In our world of globalized production, most everything I have ever owned has at some point in its lifetime been packed into a container and shipped across the ocean. Because of cheap freight rates, and free trade agreements, many things I own have probably been shipped around the globe several times during their production.
I am deeply fascinated by the invisible systems that keep the world running, and the world of shipping and logistics underpins the built world, global trade and has a huge impact on the environment. The strawberries I am snacking on while writing this, the chair I am sitting on, and certainly the computer I am typing on all made it to this spot because of complex supply chains that wind all around the planet.
I am the first to admit that I am absolutely obsessed with shipping containers.
And by admit, I mean corner you and tell you various containerization facts.
Shipping containers are the visible tip of the vast iceberg of logistics and production. By trying to understand their history, their movement from port to port, and the future of the industry I am exploring the vast industrial sublime that seems entirely unknowable.

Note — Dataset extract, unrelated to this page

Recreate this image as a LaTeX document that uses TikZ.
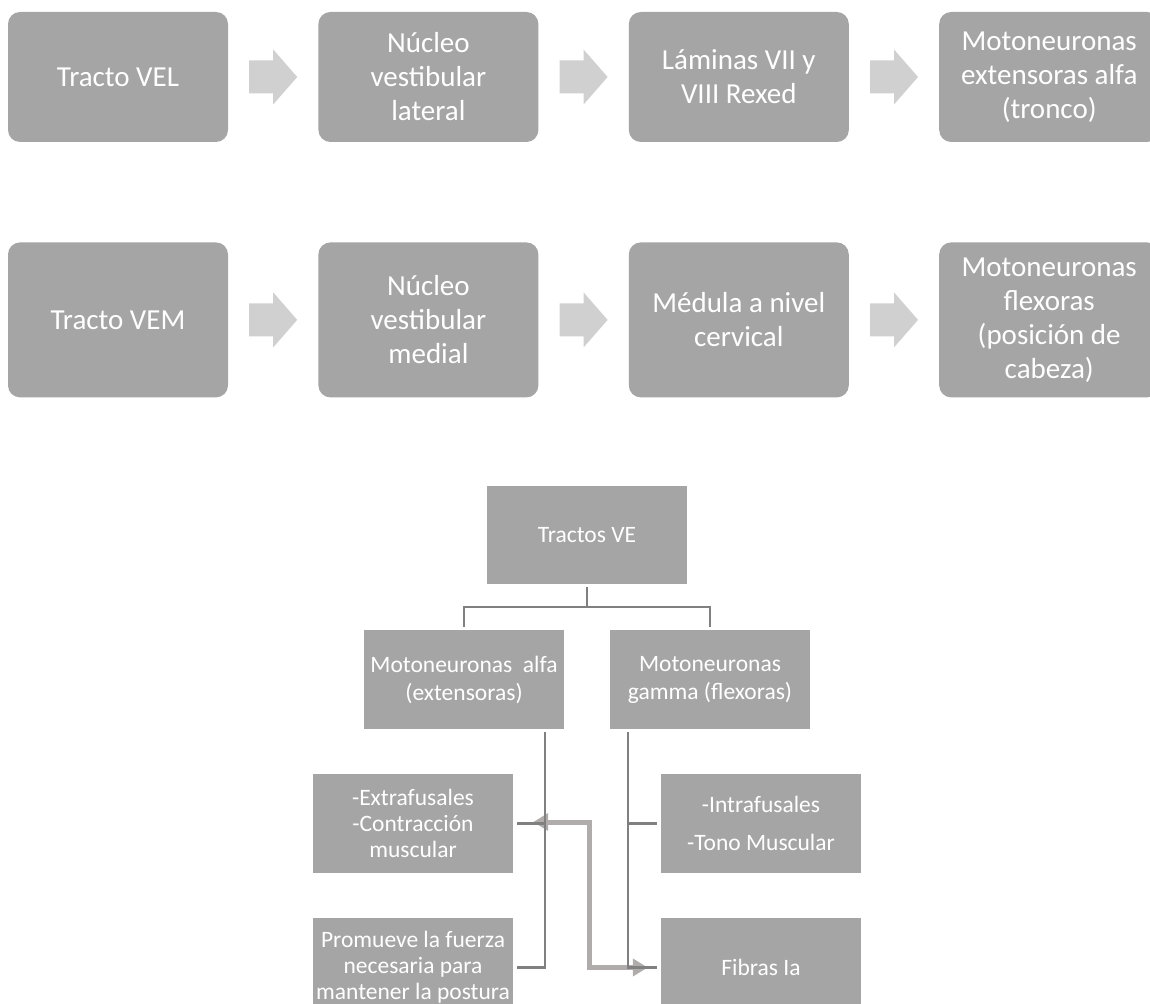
\documentclass[tikz,border=0pt]{standalone}
\usepackage{fontspec}
\setmainfont{Carlito}
\usepackage{xcolor}
\usepackage{tikz}
\usetikzlibrary{arrows.meta, calc, positioning}

\definecolor{cajagris}{HTML}{A5A5A5}
\definecolor{flechaclara}{HTML}{D0D0D0}
\definecolor{lineagris}{HTML}{808080}
\definecolor{gruesogris}{HTML}{B0ACAC}

% block arrow between two boxes of a row
\newcommand{\flecha}[2]{%
  \fill[flechaclara] ($(#1.east)!0.5!(#2.west)$) ++(-24,-16.5) -- ++(24,0) -- ++(0,-11)
    -- ++(24,27.5) -- ++(-24,27.5) -- ++(0,-11) -- ++(-24,0) -- cycle;}

\begin{document}
\begin{tikzpicture}[
    x=1pt, y=-1pt,
    caja/.style={rectangle, rounded corners=12pt, fill=cajagris, text=white, align=center,
        inner sep=0pt, minimum width=220pt, font=\fontsize{29pt}{34pt}\selectfont},
    cajabaja/.style={rectangle, fill=cajagris, text=white, align=center, inner sep=0pt,
        minimum width=200pt, minimum height=99pt, font=\fontsize{23.5pt}{26pt}\selectfont},
    linea/.style={draw=lineagris, line width=2.4pt},
    grueso/.style={draw=gruesogris, line width=5pt,
        {Triangle[length=15pt, width=17pt]}-{Triangle[length=15pt, width=17pt]}}
]
    \useasboundingbox (0,0) rectangle (1150,1003);

    % 1. Tracto vestibuloespinal lateral
    \node[caja, minimum height=130pt] (vel) at (118,77) {Tracto VEL};
    \node[caja, minimum height=130pt, right=90pt of vel] (nlat) {Núcleo\\vestibular\\lateral};
    \node[caja, minimum height=130pt, right=90pt of nlat] (laminas) {Láminas VII y\\VIII Rexed};
    \node[caja, minimum height=130pt, right=90pt of laminas] (mext) {Motoneuronas\\extensoras alfa\\(tronco)};
    \flecha{vel}{nlat}
    \flecha{nlat}{laminas}
    \flecha{laminas}{mext}

    % 2. Tracto vestibuloespinal medial
    \node[caja, minimum height=155pt, below=100pt of vel] (vem) {Tracto VEM};
    \node[caja, minimum height=155pt, right=90pt of vem] (nmed) {Núcleo\\vestibular\\medial};
    \node[caja, minimum height=155pt, right=90pt of nmed] (medula) {Médula a nivel\\cervical};
    \node[caja, minimum height=155pt, right=90pt of medula] (mflex) {Motoneuronas\\flexoras\\(posición de\\cabeza)};
    \flecha{vem}{nmed}
    \flecha{nmed}{medula}
    \flecha{medula}{mflex}

    % 3. Organigrama de los tractos VE
    \node[cajabaja, minimum height=98pt] (ve) at (587,535) {Tractos VE};
    \node[cajabaja, font=\fontsize{23.5pt}{28pt}\selectfont] (alfa) at (464,679.5) {Motoneuronas\ \ alfa\\(extensoras)};
    \node[cajabaja, font=\fontsize{23.5pt}{28pt}\selectfont] (gamma) at (710,679.5) {Motoneuronas\\gamma (flexoras)};
    \node[cajabaja] (extra) at (413,823.5) {-Extrafusales\\-Contracción\\muscular};
    \node[cajabaja] (intra) at (761,823.5) {-Intrafusales\\[12.5pt]-Tono Muscular};
    \node[cajabaja] (prom) at (413,967.5) {Promueve la fuerza\\necesaria para\\mantener la postura};
    \node[cajabaja] (fibras) at (761,967.5) {Fibras Ia};

    % 4. Retroalimentacion de las fibras Ia
    \draw[grueso] ([xshift=20pt, yshift=1.5pt]extra.east) -- ++(56,0) |- ([xshift=-13pt]fibras.west);

    % 5. Conectores
    \draw[linea] ([yshift=-3pt]ve.south) -- ++(0,20) coordinate (rama) -| ([yshift=3pt]alfa.north);
    \draw[linea] (rama) -| ([yshift=3pt]gamma.north);
    \coordinate (alfabaja) at ([xshift=-19pt, yshift=-3pt]alfa.south east);
    \coordinate (gammabaja) at ([xshift=18pt, yshift=-3pt]gamma.south west);
    \draw[linea] (alfabaja) |- ([xshift=4pt]prom.east);
    \draw[linea] ([xshift=4pt]extra.east) -- (extra.east -| alfabaja);
    \draw[linea] (gammabaja) |- ([xshift=-4pt]fibras.west);
    \draw[linea] ([xshift=-4pt]intra.west) -- (intra.west -| gammabaja);

\end{tikzpicture}
\end{document}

Right now I am based in San Francisco doing a residency at Autodesk's Pier 9 facility. Right on the San Francisco bay, I have a view of the Port of Oakland and the comings and goings of the ships. I'm going to outline some of my current strategies for observing the port and the container ships that dock there.
Step 1: Get Some Background Knowledge
Why might you want to explore the areas around ports and learn more about container ships? Because they are connected to everything, and also hauntingly beautiful in an Edward Burtynsky kind of way.
Smart people have made some excellent media about container ships and containerization, check some of it out!
- JeffHK on Youtube
I haven't actually read either of the books yet, but they're on my horizon for sure.
Step 2: Tools of the Trade
While it's not strictly necessary, it's nice to be able to learn about the ships you encounter. What companies are out there, what ports they work in, and the history of their fleet are all avenues you could explore.
This website lets you track marine traffic in real time using AIS data. You can filter by types of ships, or create a heat map of shipping routes across time. Every vessel has a little page where you can learn more about it, but it you want historic itineraries and other features you will have to create a paid account.
In the style of a bird watching field guide, this waterproof book is crammed full of information about the largest shipping companies globally. Created by a team of dedicated infrastructure geeks, this book is pretty great. I've been enjoying pulling it out and learning about the stories behind the graphically uninspired shipping logos.
Step 3: Exploring Oakland - Three Methodologies
Every city and every port is going to have different methods of approach - for the time being I can only report on Oakland, CA.
- By Transit
For the part time container enthusiast, you can observe the comings and goings at the Port of Oakland while commuting. There are interesting views on the BART between West Oakland and Embarcadero, but if you really want the luxury commuter experience the ferry is the way to go. The ferry passes into the channel between Oakland and Alameda, so you're right up against the port infrastructure.
On my first excursion into the world of the port, I biked from Jack London Square, where the ferry disembarks, to Middle Harbour Shoreline Park. The ride (or drive) takes you through massive streets where trucks trundle by, and groups of sports cars cruise along together but there are no pedestrians. It's a hostile environment, and I couldn't shake the feeling that a white van could show up and disappear me. But upon arriving at Middle Harbour Shoreline Park, everything is different. It's actually really nice. There were people around, just hanging out and enjoying the day. And the container ship views are pretty next level. With just a chainlink fence separating the Eastern side of the park from the port activity, you could high five the dock workers.
- Procure passage on a seafaring vessel
Pretty much everyone I have met here in California has been subjected to a long rant about how excited I am about the port and the containers. Sorry guys. But, that has led to some container connections. One of the folks at Pier 9 has a sailboat, and knows the area around the port well. He offered to take me out on some container watching by sea. What a lucky break, and a nice guy! You can really float up right next to the giant beasts. We made it to the end of the port as the sun set, and the cranes came down to take all the containers away. Pretty wild! So, if you can beg, borrow or otherwise procure passage on some sort of boat you can probably float up toward some ships. Please be careful, and respect any Port Authority in the region!
Step 4: Put It All Together / Follow Along at Home
With your background knowledge, research tools and ways to access the (one specific) port, you're good to go! Get out there, brave sailor and explore the world of global capitalism by understand container ships!
But well, many of us live places where there isn't a port. Or, maybe wandering through industrial spaces and skirting into spaces that may be restricted isn't a thing you feel comfortable doing. There are still ways you can follow along at home. The Marine Traffic website is still interesting without physical proximity to the ships.
You can also follow along on Instagram. I recently came across a bunch of hashtags where people post their maritime photos. #shipspotting, #instashipping, and #shipstagram are chock full of sweet container ship photos.
I am left wondering who the photographers are who contribute to these feeds. Merchant marines? Captains? Citizens who like boats? Other infrastructure enthusiasts?